While I was writing I thought about a conversation my husband and I had about 'truth in writing'. And I realized I disliked so much of my writing because frankly there was little truth in it. As a singer I am kinda good at telling the truth in song. Technically I may be shady, but I know the value of authentically communicating the story or emotion behind a song. I don't sing often, but when I do - its a song I personally connect with. My standard for success is if I felt the audience "get it". If I feel them with me as I sing.
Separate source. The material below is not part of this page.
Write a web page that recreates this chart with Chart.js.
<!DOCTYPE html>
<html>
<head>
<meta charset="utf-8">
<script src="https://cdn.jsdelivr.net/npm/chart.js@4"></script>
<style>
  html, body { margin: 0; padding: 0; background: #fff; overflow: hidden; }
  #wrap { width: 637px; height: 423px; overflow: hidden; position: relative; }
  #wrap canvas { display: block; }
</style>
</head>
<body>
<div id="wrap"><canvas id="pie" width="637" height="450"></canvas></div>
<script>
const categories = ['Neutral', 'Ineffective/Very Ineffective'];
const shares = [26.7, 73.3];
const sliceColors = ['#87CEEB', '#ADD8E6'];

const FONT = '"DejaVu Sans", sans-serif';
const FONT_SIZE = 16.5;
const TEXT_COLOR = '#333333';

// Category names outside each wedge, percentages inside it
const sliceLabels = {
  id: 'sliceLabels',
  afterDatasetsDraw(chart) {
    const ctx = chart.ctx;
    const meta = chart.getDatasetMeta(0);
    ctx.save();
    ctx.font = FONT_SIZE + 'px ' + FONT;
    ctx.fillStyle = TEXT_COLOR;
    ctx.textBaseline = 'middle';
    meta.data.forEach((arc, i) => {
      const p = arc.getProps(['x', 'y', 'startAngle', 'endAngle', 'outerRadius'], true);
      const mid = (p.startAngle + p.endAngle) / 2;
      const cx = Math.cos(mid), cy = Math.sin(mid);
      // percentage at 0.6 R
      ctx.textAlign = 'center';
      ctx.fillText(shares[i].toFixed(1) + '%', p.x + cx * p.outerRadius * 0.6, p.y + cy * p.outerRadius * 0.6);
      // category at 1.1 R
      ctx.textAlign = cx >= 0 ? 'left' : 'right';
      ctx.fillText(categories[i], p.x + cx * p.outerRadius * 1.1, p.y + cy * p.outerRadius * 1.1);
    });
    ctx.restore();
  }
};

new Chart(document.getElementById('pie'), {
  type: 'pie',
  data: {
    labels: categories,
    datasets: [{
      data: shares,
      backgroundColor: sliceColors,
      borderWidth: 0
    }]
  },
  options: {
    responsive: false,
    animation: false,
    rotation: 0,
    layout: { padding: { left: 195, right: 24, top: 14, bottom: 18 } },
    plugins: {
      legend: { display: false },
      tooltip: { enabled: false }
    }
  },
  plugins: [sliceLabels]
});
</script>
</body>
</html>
But as storyteller - I've lost it a bit. Today while writing in my journal I wondered why I was writing about a depressed rich divorcee who had moved to the East Coast from LA. What the hell do I know about having a jerk for a husband and moving across the country alone and depressed. Now, I believe that if you are skilled enough, you can write a story about anything and make it authentic enough that the reader "gets it". Think about the plots of Harry Potter or The Wizard of Oz. Its the skill of the writer that makes you believe. But the story has to ring true regardless of the plot.
I realized there was nothing faulty with my plot. It's just that nothing rang true. So I started over. I am making no plans, except to write everyday, so I granted myself the allowance to start my story over. I'm not doing any research this go around and since I am not writing for anyone except myself I decided to write from a place I know well. On some level a writer should want to to tell the story they are writing.So I restarted my story basing my characters on people I know well in situations and environments I know well. It made the writing easier and (dare I say it?) better. Sounds logical to write what you know. However, I am sure I am not the only writer who has forgotten that element of wisdom while caught up in the wonder of spinning a tale. Don't get me wrong, my story is still ludicrous and far fetched. But at least its a lunacy rooted in what I know.